The result is a comfortable, thoroughly modern interior, set off with brilliantly lit instruments, gauges and control panels, including modern graphics and a driver information system. As noted, views from the driver’s seat are outstanding. And I really liked the overall placement of the steering wheel and views over the front dash. Taken as a whole, the HX really has more of a “big pickup truck” feel when you’re sitting behind the wheel, overall size and aggressive stance aside.
I started my career covering construction equipment and always felt like the Cat CT Series cab nicely emulated the company’s ergonomics philosophy, honed over decades of designing machinery. The HX Series cab builds on that with an extremely comfortable interior and switches placed within easy reach. All switches and knobs are also designed to be readily identifiable by feel and can be manipulated by gloved hands — more nice touches for drivers who work on construction sites all day long.

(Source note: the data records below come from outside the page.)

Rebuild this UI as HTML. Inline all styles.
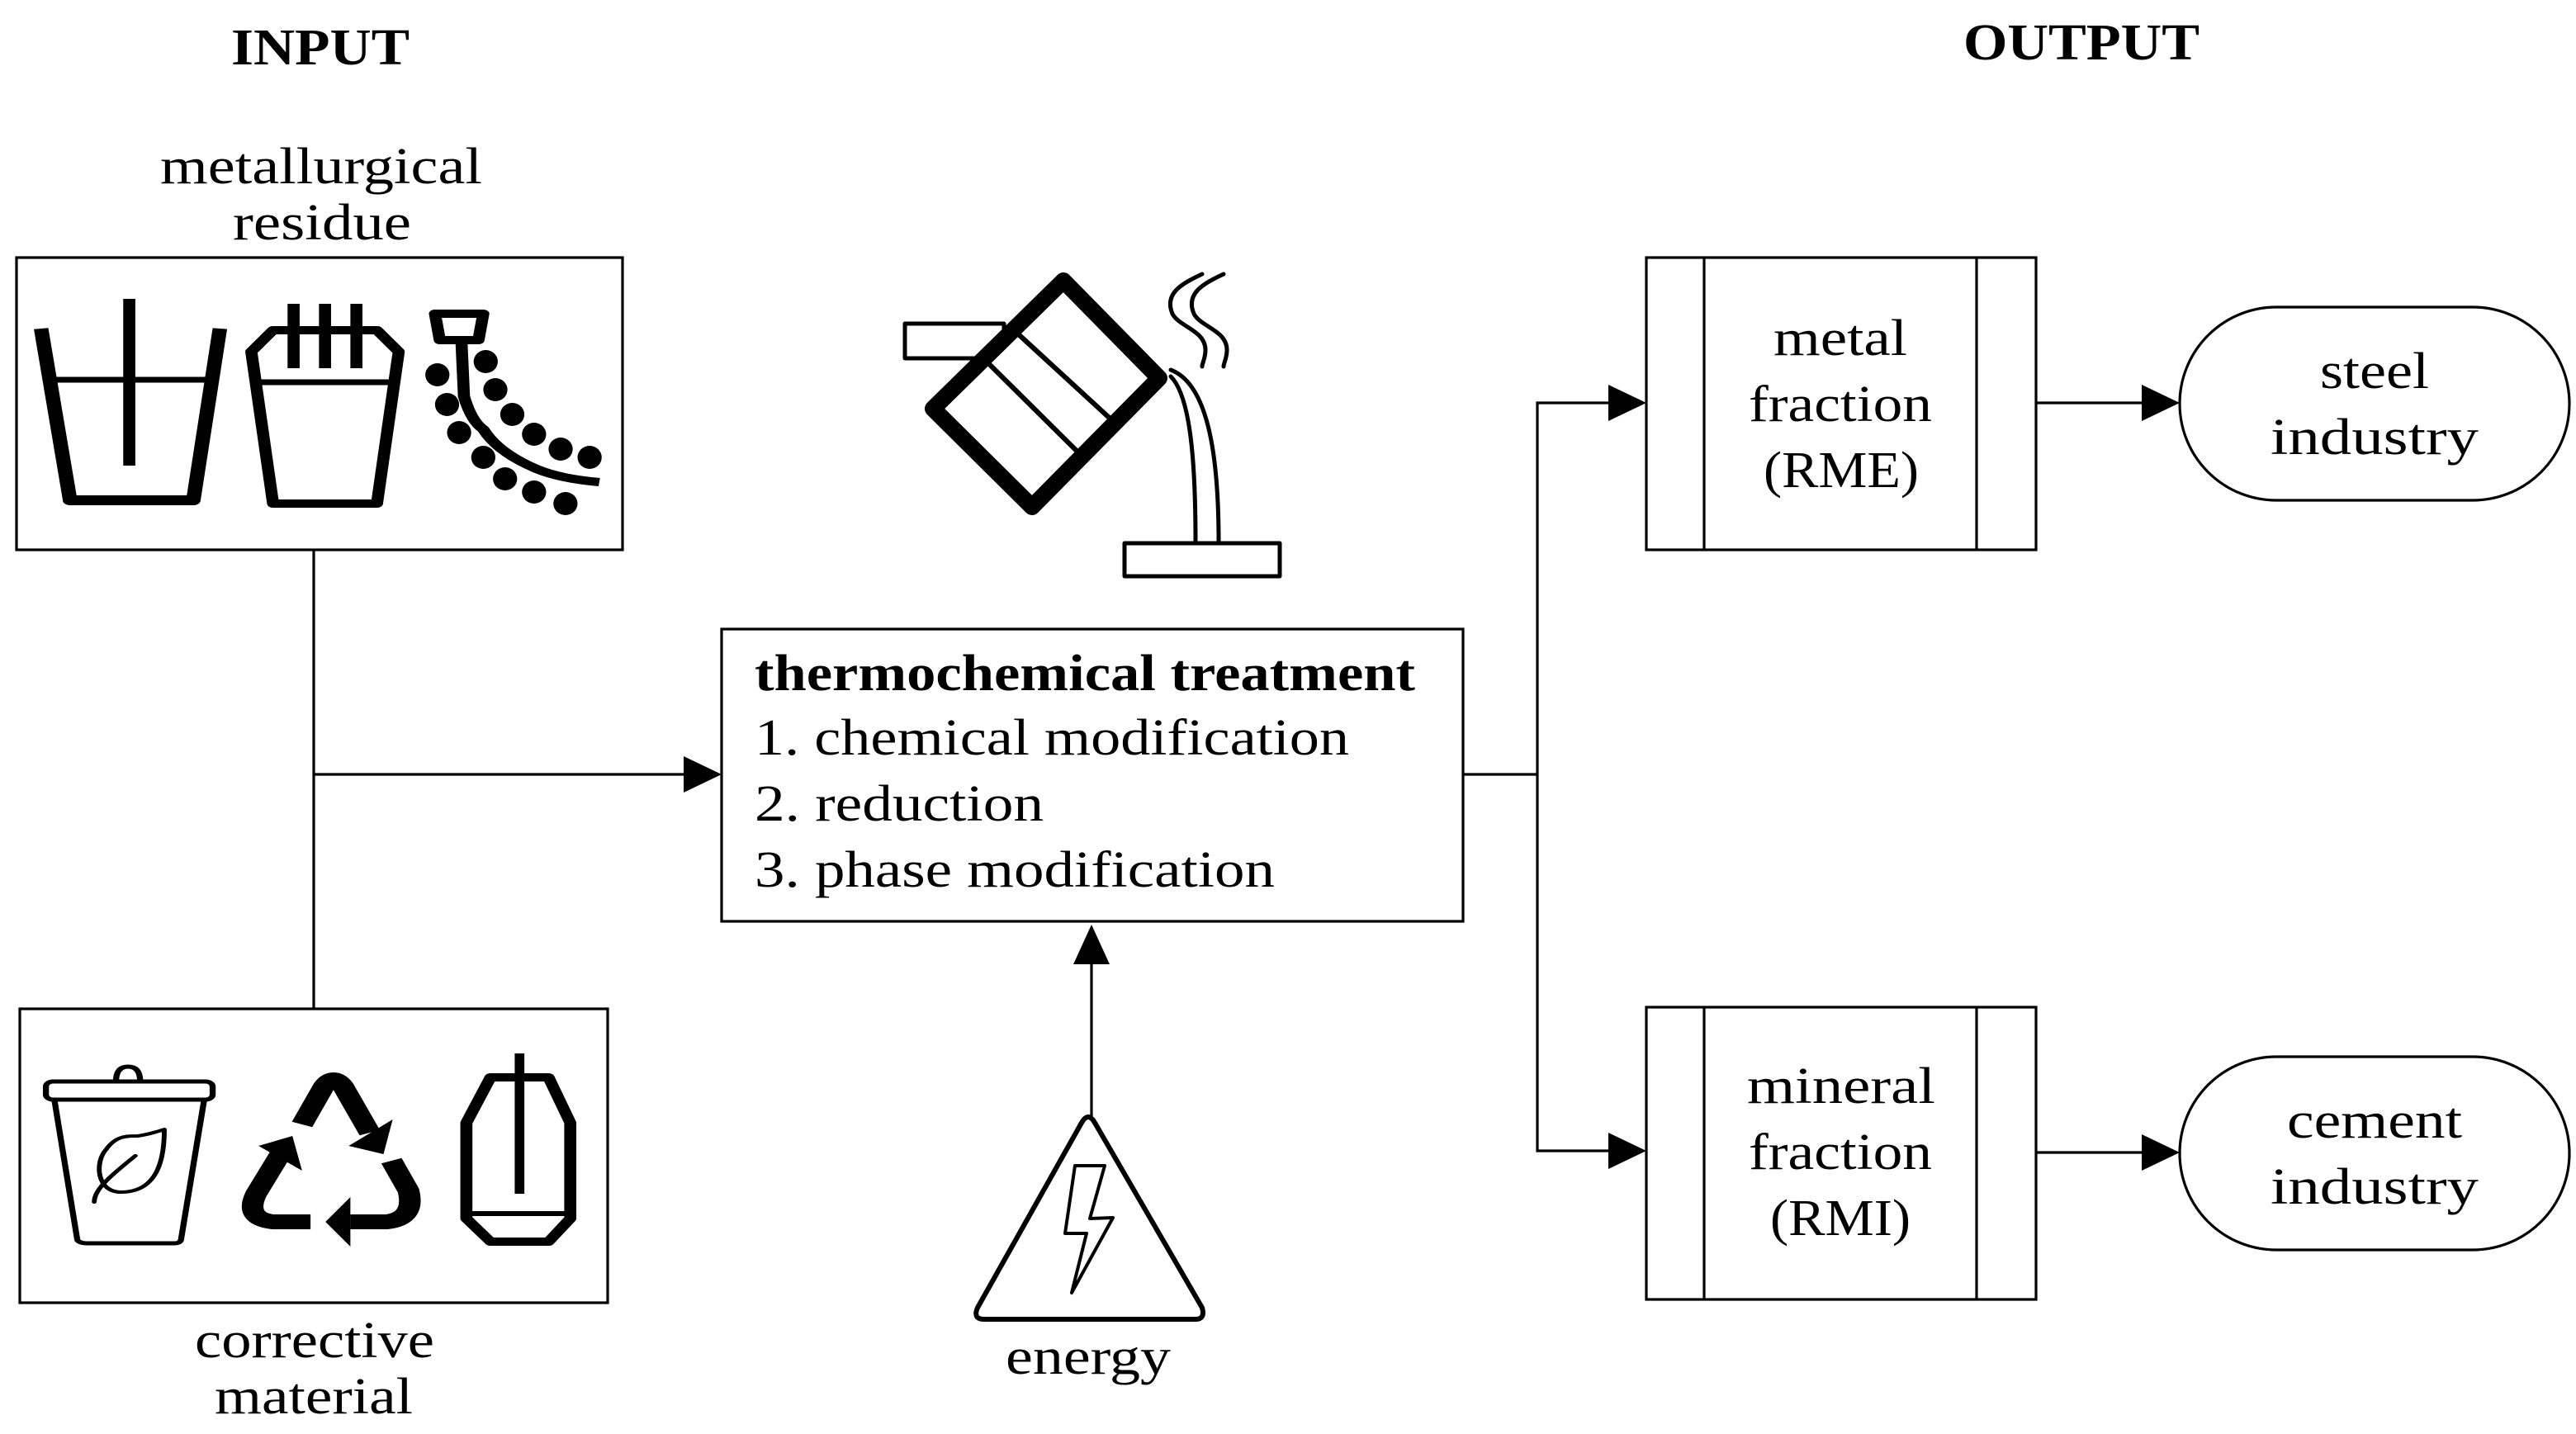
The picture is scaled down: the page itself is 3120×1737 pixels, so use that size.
<!DOCTYPE html>
<html><head><meta charset="utf-8"><style>html,body{margin:0;padding:0;background:#fff}svg{display:block}</style></head>
<body>
<svg width="3120" height="1737" viewBox="0 0 1560 868.5" xmlns="http://www.w3.org/2000/svg" font-family="'Liberation Serif', serif" font-size="31" fill="#000">
<rect width="1560" height="868.5" fill="#fff"/>
<g>
<text x="140" y="39" font-weight="bold" textLength="108" lengthAdjust="spacingAndGlyphs">INPUT</text>
<text x="1189" y="36" font-weight="bold" textLength="143" lengthAdjust="spacingAndGlyphs">OUTPUT</text>
<text x="97" y="111" textLength="195" lengthAdjust="spacingAndGlyphs">metallurgical</text>
<text x="141" y="145" textLength="108" lengthAdjust="spacingAndGlyphs">residue</text>
<text x="118" y="822" textLength="145" lengthAdjust="spacingAndGlyphs">corrective</text>
<text x="130" y="856" textLength="120" lengthAdjust="spacingAndGlyphs">material</text>
<text x="609" y="832" textLength="100" lengthAdjust="spacingAndGlyphs">energy</text>
<text x="457" y="418" font-weight="bold" textLength="400" lengthAdjust="spacingAndGlyphs">thermochemical treatment</text>
<text x="457" y="457" textLength="360" lengthAdjust="spacingAndGlyphs">1. chemical modification</text>
<text x="457" y="497" textLength="175" lengthAdjust="spacingAndGlyphs">2. reduction</text>
<text x="457" y="537" textLength="315" lengthAdjust="spacingAndGlyphs">3. phase modification</text>
<text x="1074" y="215" textLength="81" lengthAdjust="spacingAndGlyphs">metal</text>
<text x="1059" y="255" textLength="111" lengthAdjust="spacingAndGlyphs">fraction</text>
<text x="1068" y="295" textLength="94" lengthAdjust="spacingAndGlyphs">(RME)</text>
<text x="1058" y="668" textLength="114" lengthAdjust="spacingAndGlyphs">mineral</text>
<text x="1059" y="708" textLength="111" lengthAdjust="spacingAndGlyphs">fraction</text>
<text x="1072" y="748" textLength="85" lengthAdjust="spacingAndGlyphs">(RMI)</text>
<text x="1405" y="235" textLength="66" lengthAdjust="spacingAndGlyphs">steel</text>
<text x="1375" y="275" textLength="126" lengthAdjust="spacingAndGlyphs">industry</text>
<text x="1385" y="689" textLength="106" lengthAdjust="spacingAndGlyphs">cement</text>
<text x="1375" y="729" textLength="126" lengthAdjust="spacingAndGlyphs">industry</text>
</g>
<g fill="none" stroke="#000" stroke-width="1.6">
<rect x="10" y="156" width="367" height="177"/>
<rect x="12" y="611" width="356" height="178"/>
<rect x="437" y="381" width="449" height="177"/>
<rect x="997" y="156" width="236" height="177"/>
<line x1="1032" y1="156" x2="1032" y2="333"/><line x1="1197" y1="156" x2="1197" y2="333"/>
<rect x="997" y="610" width="236" height="177"/>
<line x1="1032" y1="610" x2="1032" y2="787"/><line x1="1197" y1="610" x2="1197" y2="787"/>
<rect x="1320" y="186" width="236" height="117" rx="58.5"/>
<rect x="1320" y="640" width="236" height="117" rx="58.5"/>
<line x1="190" y1="333" x2="190" y2="611"/>
<line x1="190" y1="469" x2="416" y2="469"/>
<line x1="661" y1="676" x2="661" y2="582"/>
<polyline points="886,469 931,469"/>
<polyline points="976,244 931,244 931,697 976,697"/>
<line x1="1233" y1="244" x2="1298" y2="244"/>
<line x1="1233" y1="698" x2="1298" y2="698"/>
</g>
<g fill="#000">
<polygon points="414,458 437,469 414,480"/>
<polygon points="650,584 661,560 672,584"/>
<polygon points="974,233 997,244 974,255"/>
<polygon points="974,686 997,697 974,708"/>
<polygon points="1297,233 1320,244 1297,255"/>
<polygon points="1297,687 1320,698 1297,709"/>
</g>
<!-- box1 icons -->
<g transform="matrix(1.4634,0,0,1,0,0)">
<g fill="none" stroke="#000" stroke-linejoin="round">
<polyline points="17,199 29,303 80,303 91,199" stroke-width="6"/>
<line x1="23" y1="230" x2="86" y2="230" stroke-width="3.5"/>
<line x1="53.5" y1="181" x2="53.5" y2="282" stroke-width="5"/>
<polygon points="104,213 113,200 156,200 165,213 156,305 113,305" stroke-width="5"/>
<line x1="107" y1="231.5" x2="162" y2="231.5" stroke-width="3.5"/>
<line x1="121.5" y1="184" x2="121.5" y2="223" stroke-width="5"/>
<line x1="134.5" y1="184" x2="134.5" y2="223" stroke-width="5"/>
<line x1="147.5" y1="184" x2="147.5" y2="223" stroke-width="5"/>
<polygon points="180,190 200,190 198,206 182,206" stroke-width="5"/>
<path d="M191,208 L192,240 Q195,255 200,260 Q206,274 222,284 Q232,290 248,292" stroke-width="5"/>
</g>
<g fill="#000">
<ellipse cx="181" cy="227" rx="5" ry="7"/><ellipse cx="201" cy="219" rx="5" ry="7"/>
<ellipse cx="185" cy="245" rx="5" ry="7"/><ellipse cx="205" cy="236" rx="5" ry="7"/>
<ellipse cx="190" cy="262" rx="5" ry="7"/><ellipse cx="212" cy="251" rx="5" ry="7"/>
<ellipse cx="200" cy="277" rx="5" ry="7"/><ellipse cx="221" cy="263" rx="5" ry="7"/>
<ellipse cx="209" cy="290" rx="5" ry="7"/><ellipse cx="232" cy="272" rx="5" ry="7"/>
<ellipse cx="221" cy="298" rx="5" ry="7"/><ellipse cx="244" cy="277" rx="5" ry="7"/>
<ellipse cx="234" cy="305" rx="5" ry="7"/>
</g>
</g>
<!-- box2 icons -->
<g transform="matrix(1.4634,0,0,1,0,0)">
<g fill="none" stroke="#000" stroke-linejoin="round" stroke-linecap="round">
<rect x="19" y="655" width="69" height="11" rx="3" stroke-width="2.5"/>
<path d="M48,655 Q48,646 53,646 Q58,646 58,655" stroke-width="2.5"/>
<path d="M22.5,666 L32,751 Q33,753 36,753 L72,753 Q75,753 75,750 L84.5,666" stroke-width="2.5"/>
<path d="M50,722 C40,722 39,704 44,696 C48,688 52,688 57,688 C62,687 68,684 68,684 C68,700 66,722 50,722 Z" stroke-width="2"/>
<path d="M39,728 C39,720 46,712 56,700" stroke-width="2"/>
<path d="M125,681 L134,658 Q138,650 142,658 L153,686" stroke-width="9" stroke-linecap="butt"/>
<path d="M162,703 L169,721 Q172,738 160,740 L145,740" stroke-width="9" stroke-linecap="butt"/>
<path d="M128.5,740 L113,740 Q101,738 106,723 L116,699" stroke-width="9" stroke-linecap="butt"/>
<polygon points="203,652.5 227,652.5 236,680 236,738 227,752 203,752 193,738 193,680" stroke-width="5"/>
<line x1="193" y1="735" x2="236" y2="735" stroke-width="3"/>
<line x1="215" y1="638" x2="215" y2="723" stroke-width="4" stroke-linecap="butt"/>
</g>
<g fill="#000">
<polygon points="162.5,678 158.7,699 144.3,694"/>
<polygon points="145,725 134.7,740 145,755"/>
<polygon points="107,694 121,688 125,709"/>
</g>
</g>
<!-- pouring icon -->
<g fill="none" stroke="#000" stroke-linejoin="round" stroke-linecap="round">
<rect x="548" y="196" width="60" height="21" stroke-width="2.5" fill="#fff"/>
<polygon points="644,170 702,229 625,307 565,247.5" stroke-width="10" fill="#fff"/>
<line x1="613" y1="199" x2="675" y2="256" stroke-width="3"/>
<line x1="596" y1="217.5" x2="657" y2="278" stroke-width="3"/>
<path d="M709,228 C721,240 724,280 724,328" stroke-width="2.5"/>
<path d="M709,224 C730,232 738,270 738,328" stroke-width="2.5"/>
<rect x="681" y="329" width="94" height="20" stroke-width="2.5" fill="#fff"/>
<path d="M728,166 C715,172 705,178 710,190 C714,198 730,200 730,212 C730,217 728,220 728,222" stroke-width="2.5"/>
<path d="M741,166 C728,172 718,178 723,190 C727,198 743,200 743,212 C743,217 741,220 741,222" stroke-width="2.5"/>
</g>
<!-- energy triangle -->
<g fill="none" stroke="#000" stroke-linejoin="round">
<path d="M655,680 Q659,673 663,680 L728,792 Q730,799 724,799 L596,799 Q589,799 592,792 Z" stroke-width="3" fill="#fff"/>
<polygon points="651,706 669,706 660,738 674,737.5 649,783 658,747 645,747" stroke-width="2"/>
</g>
</svg>
</body></html>
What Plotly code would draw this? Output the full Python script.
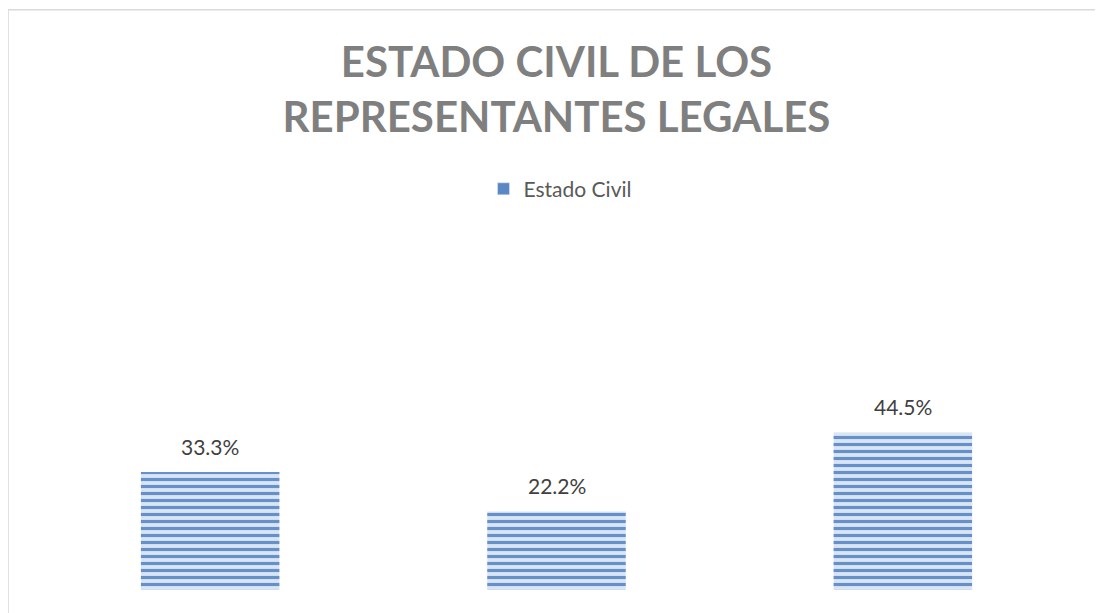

I once said I thought manual transmissions would eventually be relegated to severe-duty trucks only. But in fact this truck was equipped with an 18-speed Eaton-Fuller automated manual transmission, with a big Cummins X15 diesel putting out 565 hp up front. Here, another holdover from the Cat CT Series comes into play: International has taken Cat’s already excellent sound-dampening measures even further to create a severe-duty cab that is as quiet on a rough off-road course as one of its long-haul tractors is cruising along at highway speeds.
The road course itself was a mixture of cobblestones, ruts, twist and flex and gravel stretches, and the HX Series gobbled up each one and left it behind eager for more. The truck drove very well and proved easy to handle, despite its size and the long flatbed trailer behind us. The Eaton-Fuller AMT handled everything from creep mode to ruts with ease, and along with the Cummins X15, accelerated smoothly and quickly on the one long stretch of gravel road I was able to approach highway speeds on. Anyone who’s ever driven on gravel roads knows well that incessant roar that swells up from underneath the vehicle. But in the HX that roar was reduced to a mild rumble. Even on the tougher parts of the course, going across ditches and over alternating speed bumps and cobblestones – sections that bring out the worst in cab interiors with lots of bumping, groaning and squeaking — the HX interior remained remarkably quiet, with everything battened down in place and staying there, no matter how much the truck jerked and swayed its way through the off-road course.
If you’re a heavy-hauler or a severe-duty fleet with an eye toward retaining drivers and moving into the telematics era, then the International HX is certainly worth a test drive. The truck is tough enough to deal with harsh off-road conditions and do so while giving drivers a smooth, comfortable and safe ride.